Carlotta Sadino: storia italiana di gesti discreti e miracoli che si rinnovano

Guest post a cura di Valerio Sordilli | Blog: Una certa idea di estetica

Possono volerci dei giorni. O anche intere settimane. A volte il solo stimare in anticipo un tempo sottrae bellezza a un gesto che muta a ogni rinnovo, e a ogni rinnovo rinasce immutato. Carlotta Sadino possiede quel gesto. E lo cura. E lo affina. E lo trasmette, ogni giorno, nel suo scrigno odoroso affacciato sul Lago Maggiore.

Uno dice cappellaia e s’immagina a corredo come una qualche buffa inclinazione dell’anima, ma non c’è ombra di follia nello sguardo di Carlotta. Al massimo il bagliore di chi vive al lume di piccoli riti preziosi che si perpetuano nel tempo.

Anni, nel suo caso. Come quelli che le sono occorsi per capire quale fosse il suo posto, girare un po’ e conoscere qualche altro scherzo di terra nel mondo da coltivare a immaginazione – Milano, e poi Londra – prima di rimettersi in marcia, zaino in spalla, verso casa. Il percorso indipendente di Carlotta si è fermato infatti dove era partito, tra i selciati muschiati dell’antico borgo di Pallanza, una manciata di anime nel comune di Verbania, dietro una grande parete di vetro che impreziosisce il piccolo cortile interno ricavato nel palazzotto di famiglia.

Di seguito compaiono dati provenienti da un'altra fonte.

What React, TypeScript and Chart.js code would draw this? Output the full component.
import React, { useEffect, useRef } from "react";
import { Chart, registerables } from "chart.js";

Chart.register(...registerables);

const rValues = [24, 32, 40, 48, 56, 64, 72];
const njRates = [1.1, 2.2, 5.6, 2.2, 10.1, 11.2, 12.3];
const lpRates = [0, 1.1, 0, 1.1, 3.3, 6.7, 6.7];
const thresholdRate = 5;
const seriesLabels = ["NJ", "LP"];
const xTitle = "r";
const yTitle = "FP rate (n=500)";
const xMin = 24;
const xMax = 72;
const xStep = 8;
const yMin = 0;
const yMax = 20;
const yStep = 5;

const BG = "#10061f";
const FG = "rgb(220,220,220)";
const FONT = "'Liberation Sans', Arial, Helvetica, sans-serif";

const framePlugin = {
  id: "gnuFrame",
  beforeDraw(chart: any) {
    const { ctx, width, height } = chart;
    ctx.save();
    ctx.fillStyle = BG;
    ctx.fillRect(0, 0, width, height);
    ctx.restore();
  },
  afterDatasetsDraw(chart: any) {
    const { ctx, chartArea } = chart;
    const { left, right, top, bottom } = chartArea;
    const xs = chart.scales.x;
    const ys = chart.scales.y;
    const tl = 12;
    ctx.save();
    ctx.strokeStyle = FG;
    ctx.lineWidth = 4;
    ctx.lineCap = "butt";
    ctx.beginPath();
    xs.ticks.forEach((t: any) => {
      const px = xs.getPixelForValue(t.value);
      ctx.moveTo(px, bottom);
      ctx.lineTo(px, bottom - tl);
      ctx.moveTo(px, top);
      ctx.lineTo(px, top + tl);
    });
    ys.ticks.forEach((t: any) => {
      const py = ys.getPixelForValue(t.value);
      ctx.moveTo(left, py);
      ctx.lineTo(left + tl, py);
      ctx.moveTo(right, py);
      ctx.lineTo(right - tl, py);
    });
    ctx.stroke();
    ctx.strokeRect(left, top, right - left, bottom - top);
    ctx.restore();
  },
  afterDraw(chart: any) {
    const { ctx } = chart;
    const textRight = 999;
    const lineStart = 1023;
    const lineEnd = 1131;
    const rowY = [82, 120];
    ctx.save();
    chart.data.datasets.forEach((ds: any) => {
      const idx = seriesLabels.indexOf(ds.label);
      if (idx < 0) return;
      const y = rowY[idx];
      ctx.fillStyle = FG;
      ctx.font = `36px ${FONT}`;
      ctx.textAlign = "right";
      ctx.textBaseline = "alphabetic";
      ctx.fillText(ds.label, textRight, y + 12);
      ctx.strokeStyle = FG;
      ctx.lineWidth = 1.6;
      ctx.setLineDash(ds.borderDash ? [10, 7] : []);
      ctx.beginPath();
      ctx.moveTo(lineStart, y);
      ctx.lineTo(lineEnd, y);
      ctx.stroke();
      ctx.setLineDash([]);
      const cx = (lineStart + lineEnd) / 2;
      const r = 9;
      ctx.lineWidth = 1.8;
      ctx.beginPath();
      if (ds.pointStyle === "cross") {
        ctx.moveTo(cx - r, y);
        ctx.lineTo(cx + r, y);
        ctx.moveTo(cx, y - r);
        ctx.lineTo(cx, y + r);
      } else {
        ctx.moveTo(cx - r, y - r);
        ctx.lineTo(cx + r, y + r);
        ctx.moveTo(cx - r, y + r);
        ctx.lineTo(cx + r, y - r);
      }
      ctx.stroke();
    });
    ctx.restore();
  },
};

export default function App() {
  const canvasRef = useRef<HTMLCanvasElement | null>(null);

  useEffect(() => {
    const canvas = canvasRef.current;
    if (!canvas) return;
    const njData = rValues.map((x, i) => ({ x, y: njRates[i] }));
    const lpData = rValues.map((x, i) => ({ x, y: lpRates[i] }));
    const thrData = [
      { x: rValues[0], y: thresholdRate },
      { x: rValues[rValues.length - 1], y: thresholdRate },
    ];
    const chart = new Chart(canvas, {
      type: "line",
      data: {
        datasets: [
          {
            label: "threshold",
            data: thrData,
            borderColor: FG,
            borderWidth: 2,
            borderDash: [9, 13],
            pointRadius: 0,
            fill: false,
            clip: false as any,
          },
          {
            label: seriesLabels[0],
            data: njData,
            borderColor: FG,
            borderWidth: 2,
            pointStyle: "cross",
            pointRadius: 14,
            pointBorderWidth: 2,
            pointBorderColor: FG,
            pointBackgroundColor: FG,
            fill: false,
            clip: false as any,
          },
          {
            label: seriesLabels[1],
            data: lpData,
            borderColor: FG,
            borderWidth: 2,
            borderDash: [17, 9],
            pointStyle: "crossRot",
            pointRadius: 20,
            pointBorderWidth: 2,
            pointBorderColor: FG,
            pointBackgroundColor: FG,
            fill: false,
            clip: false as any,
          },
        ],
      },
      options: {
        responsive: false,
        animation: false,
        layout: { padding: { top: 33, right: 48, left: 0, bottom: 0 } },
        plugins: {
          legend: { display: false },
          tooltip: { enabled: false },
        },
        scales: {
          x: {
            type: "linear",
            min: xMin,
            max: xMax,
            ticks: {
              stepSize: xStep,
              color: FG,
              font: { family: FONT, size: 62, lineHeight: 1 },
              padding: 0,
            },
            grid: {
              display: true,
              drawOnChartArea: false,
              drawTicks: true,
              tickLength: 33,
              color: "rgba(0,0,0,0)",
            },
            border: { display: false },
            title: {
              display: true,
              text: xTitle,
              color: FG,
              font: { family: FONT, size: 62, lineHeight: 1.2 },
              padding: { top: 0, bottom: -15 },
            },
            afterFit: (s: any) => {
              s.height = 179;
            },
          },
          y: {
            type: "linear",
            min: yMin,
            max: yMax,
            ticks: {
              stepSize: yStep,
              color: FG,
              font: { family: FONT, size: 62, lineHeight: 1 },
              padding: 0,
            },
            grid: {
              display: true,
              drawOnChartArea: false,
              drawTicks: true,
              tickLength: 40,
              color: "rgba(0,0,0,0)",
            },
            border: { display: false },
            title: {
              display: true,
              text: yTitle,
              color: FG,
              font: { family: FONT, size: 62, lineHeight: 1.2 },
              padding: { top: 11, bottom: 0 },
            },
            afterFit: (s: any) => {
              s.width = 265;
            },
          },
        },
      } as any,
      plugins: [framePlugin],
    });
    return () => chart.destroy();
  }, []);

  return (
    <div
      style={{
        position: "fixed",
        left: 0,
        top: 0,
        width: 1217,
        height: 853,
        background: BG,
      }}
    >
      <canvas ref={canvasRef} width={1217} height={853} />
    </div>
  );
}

E’ lì che Carlotta diventa la cappellaia.
Fuori, è solo una ragazza gentile.

Ma dove genio, materia ed esperienza si danno convegno, da anni, sotto gli occhi onnivori di Carlotta, in quell’atelier che è casa e mondo insieme, alla luce gloriosa di una passione inesauribile, lì dentro, ogni giorno, si consuma il miracolo silenzioso del vero artigianato italiano.

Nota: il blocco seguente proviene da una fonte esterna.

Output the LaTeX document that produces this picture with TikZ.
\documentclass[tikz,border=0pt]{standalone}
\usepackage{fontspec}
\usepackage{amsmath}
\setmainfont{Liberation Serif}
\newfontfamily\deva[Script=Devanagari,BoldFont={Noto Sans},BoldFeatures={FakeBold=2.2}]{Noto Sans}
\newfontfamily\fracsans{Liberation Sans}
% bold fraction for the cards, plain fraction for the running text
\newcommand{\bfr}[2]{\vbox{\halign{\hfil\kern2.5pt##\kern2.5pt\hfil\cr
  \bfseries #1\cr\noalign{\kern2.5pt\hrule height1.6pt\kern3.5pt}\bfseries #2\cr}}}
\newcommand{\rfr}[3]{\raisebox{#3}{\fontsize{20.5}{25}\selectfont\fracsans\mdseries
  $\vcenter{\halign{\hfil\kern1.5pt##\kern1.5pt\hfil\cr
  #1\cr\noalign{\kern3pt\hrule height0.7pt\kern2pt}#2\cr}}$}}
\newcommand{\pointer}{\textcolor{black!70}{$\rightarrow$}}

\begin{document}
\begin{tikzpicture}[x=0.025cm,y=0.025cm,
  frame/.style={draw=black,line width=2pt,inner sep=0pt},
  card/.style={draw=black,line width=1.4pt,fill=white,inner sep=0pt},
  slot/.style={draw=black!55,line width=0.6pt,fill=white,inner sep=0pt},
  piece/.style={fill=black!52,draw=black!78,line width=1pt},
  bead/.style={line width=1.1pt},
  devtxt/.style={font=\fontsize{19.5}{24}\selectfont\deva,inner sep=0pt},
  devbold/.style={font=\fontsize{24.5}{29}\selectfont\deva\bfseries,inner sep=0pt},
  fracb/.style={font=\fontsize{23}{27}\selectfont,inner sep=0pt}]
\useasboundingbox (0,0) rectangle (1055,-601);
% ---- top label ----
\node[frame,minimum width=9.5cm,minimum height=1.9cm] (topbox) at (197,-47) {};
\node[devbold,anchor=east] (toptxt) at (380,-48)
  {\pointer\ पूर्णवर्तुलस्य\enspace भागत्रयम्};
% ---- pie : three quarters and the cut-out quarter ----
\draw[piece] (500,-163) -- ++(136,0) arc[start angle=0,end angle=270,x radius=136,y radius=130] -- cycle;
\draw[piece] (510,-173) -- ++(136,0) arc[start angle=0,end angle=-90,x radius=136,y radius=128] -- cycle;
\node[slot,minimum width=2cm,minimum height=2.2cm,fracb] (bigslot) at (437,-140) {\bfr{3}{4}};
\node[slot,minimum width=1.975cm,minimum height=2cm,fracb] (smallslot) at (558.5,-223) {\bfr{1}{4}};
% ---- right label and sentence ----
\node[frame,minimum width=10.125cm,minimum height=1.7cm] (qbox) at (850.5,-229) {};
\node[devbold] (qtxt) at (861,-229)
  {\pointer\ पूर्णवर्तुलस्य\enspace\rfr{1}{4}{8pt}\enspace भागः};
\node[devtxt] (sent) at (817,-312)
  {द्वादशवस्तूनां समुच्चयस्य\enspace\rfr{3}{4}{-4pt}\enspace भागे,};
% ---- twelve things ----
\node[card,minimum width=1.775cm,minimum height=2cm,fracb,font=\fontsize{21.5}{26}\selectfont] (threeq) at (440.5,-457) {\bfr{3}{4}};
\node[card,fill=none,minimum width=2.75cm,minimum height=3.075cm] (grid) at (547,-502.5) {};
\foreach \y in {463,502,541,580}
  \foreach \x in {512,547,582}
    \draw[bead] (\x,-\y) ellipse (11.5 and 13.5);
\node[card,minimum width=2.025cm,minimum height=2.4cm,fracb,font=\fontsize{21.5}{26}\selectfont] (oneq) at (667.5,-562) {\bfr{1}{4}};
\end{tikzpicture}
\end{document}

Italian Stories, progetto interessantissimo di promozione turistica nato sotto la promessa di scovare miracoli come quello di Carlotta e portarli alla luce, lo ha giustamente già inserito nella lista delle sue esperienze.

C’è chi sostiene che i cappelli di Carlotta “la cappellaia di Pallanza” abbiano un’anima. E che quest’anima sia intrisa del profumo e della luce di quei posti, oltre che del calore degli occhi che per un tempo imprecisabile le restano poggiati addosso.

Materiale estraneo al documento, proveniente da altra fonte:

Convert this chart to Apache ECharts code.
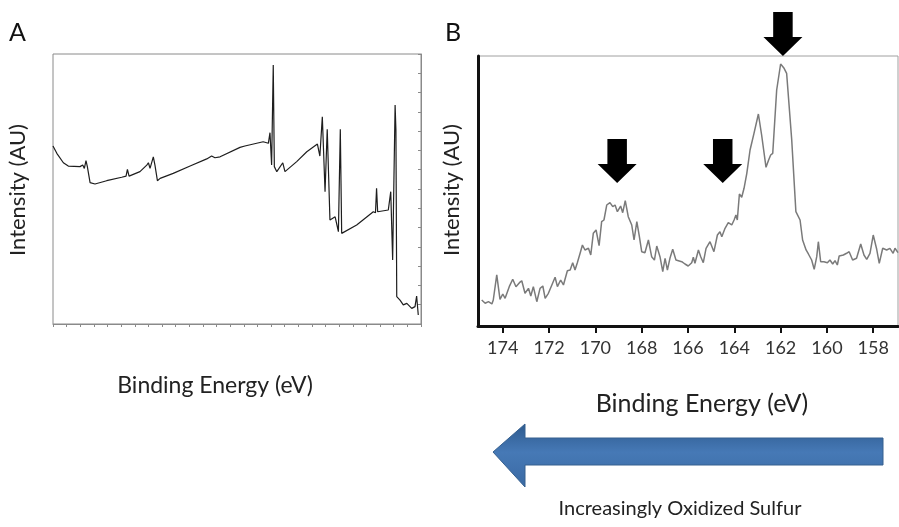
<!DOCTYPE html>
<html>
<head>
<meta charset="utf-8">
<script src="https://cdn.jsdelivr.net/npm/echarts@6/dist/echarts.min.js"></script>
<style>
html,body{margin:0;padding:0;background:#fff;}
#chart{width:899px;height:527px;}
</style>
</head>
<body>
<div id="chart"></div>
<script>
// Panel A: survey spectrum (binding energy eV, intensity AU)
const surveyEnergy = [1350,1336,1312,1294,1251,1241,1235,1229,1224,1214,1196,1153,1098,1082,1077,1071,1031,1006,1000,994,982,976,967,957,909,847,786,768,756,737,664,646,579,560,554,548,542,538,529,507,499,456,419,380,371,362,352,344,334,315,303,296,291,236,175,167,163,159,120,111,104,95,92,89,77,65,52,34,22,16,10];
const surveyIntensity = [9.23,8.85,8.36,8.19,8.16,8.24,8.07,8.47,8.16,7.33,7.26,7.43,7.61,7.67,8.02,7.67,7.90,8.24,8.36,8.07,8.67,8.24,7.43,7.55,7.81,8.19,8.56,8.71,8.62,8.67,9.16,9.23,9.45,9.37,9.92,8.24,13.43,8.16,7.90,8.36,7.90,8.42,8.93,9.33,8.71,10.75,6.86,10.10,5.39,5.56,4.79,10.10,4.70,5.13,5.82,5.77,7.04,5.82,5.91,6.86,3.32,11.36,10.06,1.42,1.24,0.99,1.07,0.81,0.90,1.45,0.47];

// Panel B: S 2p region
const sEnergy = [174.91,174.76,174.62,174.47,174.41,174.26,174.12,174.00,173.90,173.72,173.57,173.43,173.28,173.18,173.04,172.89,172.79,172.68,172.53,172.39,172.27,172.17,172.03,171.88,171.74,171.64,171.50,171.38,171.21,171.09,170.98,170.88,170.78,170.66,170.56,170.45,170.30,170.20,170.09,169.97,169.84,169.73,169.63,169.51,169.37,169.25,169.15,169.05,168.91,168.82,168.71,168.58,168.43,168.33,168.21,168.10,168.00,167.86,167.71,167.57,167.45,167.35,167.21,167.09,166.99,166.89,166.78,166.66,166.52,166.27,166.13,165.99,165.84,165.77,165.70,165.55,165.45,165.34,165.22,165.05,164.98,164.88,164.73,164.62,164.54,164.40,164.26,164.11,164.01,163.93,163.87,163.78,163.68,163.58,163.46,163.32,163.15,162.96,162.82,162.63,162.53,162.43,162.34,162.17,162.00,161.85,161.74,161.52,161.34,161.16,161.05,160.90,160.80,160.66,160.55,160.44,160.37,160.27,160.13,159.98,159.87,159.75,159.65,159.55,159.47,159.29,159.15,159.04,158.89,158.72,158.54,158.40,158.28,158.14,158.00,157.85,157.74,157.59,157.42,157.28,157.14,157.06,156.93];
const sIntensity = [9.63,8.41,9.0,8.15,9.63,18.9,9.89,11.85,10.26,14.56,17.30,14.56,16.04,16.78,12.11,13.96,11.11,14.56,9.0,13.96,14.81,10.26,12.11,15.19,18.04,14.56,17.04,15.19,20.48,20.74,23.44,20.74,23.44,26.93,30.0,28.15,28.78,26.30,34.33,35.56,29.74,38.63,39.26,44.81,45.67,44.19,44.81,42.33,44.44,41.96,46.41,40.48,37.41,31.85,38.63,33.07,27.52,27.15,31.85,25.67,24.44,29.63,25.67,20.11,25.07,20.74,25.07,28.41,24.44,23.81,22.96,22.22,23.44,25.44,23.22,28.15,25.67,23.44,28.78,31.22,31.85,27.52,33.70,34.93,33.07,36.19,38.26,37.41,39.26,41.11,39.26,48.89,47.67,51.0,56.56,65.19,71.37,78.52,70.74,58.78,61.22,63.33,63.96,87.41,97.04,95.44,93.59,68.89,42.33,39.26,31.85,28.15,26.67,24.44,21.0,25.67,31.22,23.81,23.81,23.44,24.44,22.96,24.19,22.59,25.93,26.30,26.93,27.52,24.44,25.07,30.37,26.30,24.70,26.93,33.70,28.41,23.22,28.78,28.15,28.78,26.93,28.78,27.15];
const sTickLabels = [158,160,162,164,166,168,170,172,174];

// Annotation arrows (energy, intensity of arrow tip)
const arrowEnergy = [169.06,164.50,161.90];
const arrowIntensity = [53.0,53.0,100.0];

const FONT = 'Lato';
const downArrow = 'path://M10,0 L30,0 L30,25 L40,25 L20,44 L0,25 L10,25 Z';

const chart = echarts.init(document.getElementById('chart'), null, {renderer:'canvas'});
chart.setOption({
  animation:false,
  backgroundColor:'#ffffff',
  grid:[
    {left:53, top:54, width:368, height:270, show:true, borderColor:'#8a8a8a', borderWidth:1, containLabel:false},
    {left:478, top:56, width:420, height:270, show:true, borderColor:'#a0a0a0', borderWidth:1, containLabel:false}
  ],
  xAxis:[
    {gridIndex:0, type:'value', min:0, max:1350, interval:50, inverse:true,
     axisLine:{show:true, lineStyle:{color:'#8a8a8a', width:1}},
     axisTick:{show:true, length:3, lineStyle:{color:'#8a8a8a'}},
     axisLabel:{show:false}, splitLine:{show:false}},
    {gridIndex:1, type:'value', min:156.93, max:175.07, inverse:true,
     axisLine:{show:true, onZero:false, lineStyle:{color:'#111', width:3}},
     axisTick:{show:true, length:7, customValues:sTickLabels, lineStyle:{color:'#111', width:2}},
     axisLabel:{show:true, customValues:sTickLabels, fontFamily:FONT, fontSize:18, color:'#333', margin:13},
     splitLine:{show:false}}
  ],
  yAxis:[
    {gridIndex:0, type:'value', min:0, max:14, interval:1,
     axisLine:{show:true, lineStyle:{color:'#8a8a8a', width:1}},
     axisTick:{show:true, length:3, lineStyle:{color:'#8a8a8a'}},
     axisLabel:{show:false}, splitLine:{show:false}},
    {gridIndex:1, type:'value', min:0, max:100,
     axisLine:{show:true, onZero:false, lineStyle:{color:'#111', width:3}},
     axisTick:{show:false}, axisLabel:{show:false}, splitLine:{show:false}}
  ],
  series:[
    {type:'line', xAxisIndex:0, yAxisIndex:0, symbol:'none',
     data:surveyEnergy.map((e,i)=>[e, surveyIntensity[i]]),
     lineStyle:{color:'#1e1e1e', width:1.2}},
    {type:'line', xAxisIndex:1, yAxisIndex:1, symbol:'none', clip:false,
     data:sEnergy.map((e,i)=>[e, sIntensity[i]]),
     lineStyle:{color:'#7a7a7a', width:1.5},
     markPoint:{
       symbol:downArrow, symbolSize:[39,44], symbolOffset:[0,-22],
       itemStyle:{color:'#000'}, label:{show:false},
       data:arrowEnergy.map((e,i)=>({coord:[e, arrowIntensity[i]]}))
     }}
  ],
  graphic:[
    {type:'text', left:9, top:20, style:{text:'A', fontFamily:FONT, fontSize:25, fill:'#111'}},
    {type:'text', left:445, top:20, style:{text:'B', fontFamily:FONT, fontSize:25, fill:'#111'}},
    {type:'text', x:18, y:190, rotation:Math.PI/2, style:{text:'Intensity (AU)', fontFamily:FONT, fontSize:22, fill:'#222', align:'center', verticalAlign:'middle'}},
    {type:'text', x:452, y:190, rotation:Math.PI/2, style:{text:'Intensity (AU)', fontFamily:FONT, fontSize:22, fill:'#222', align:'center', verticalAlign:'middle'}},
    {type:'text', x:215, y:386, style:{text:'Binding Energy (eV)', fontFamily:FONT, fontSize:23, fill:'#222', align:'center', verticalAlign:'middle'}},
    {type:'text', x:702, y:404, style:{text:'Binding Energy (eV)', fontFamily:FONT, fontSize:25, fill:'#222', align:'center', verticalAlign:'middle'}},
    {type:'polygon', shape:{points:[[493,452],[525,424],[525,438],[883,438],[883,465],[525,465],[525,487]]},
     style:{fill:new echarts.graphic.LinearGradient(0,0,0,1,[{offset:0,color:'#2d5a8e'},{offset:0.45,color:'#4679b6'},{offset:1,color:'#3a69a3'}]), stroke:'#36608f', lineWidth:1}},
    {type:'text', x:680, y:509, style:{text:'Increasingly Oxidized Sulfur', fontFamily:FONT, fontSize:20, fill:'#222', align:'center', verticalAlign:'middle'}}
  ]
});
</script>
</body>
</html>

Deve essere così. Ma in ogni caso, prima ancora di occupare uno spazio e avere una propria dimensione definita, quei cappelli hanno assorbito tempo, che vale a ognuno di loro una storia. Una storia esclusiva, che vive e si rinnova nell’incanto di un gesto discreto, irripetibile e prezioso e del racconto che ne viene fatto.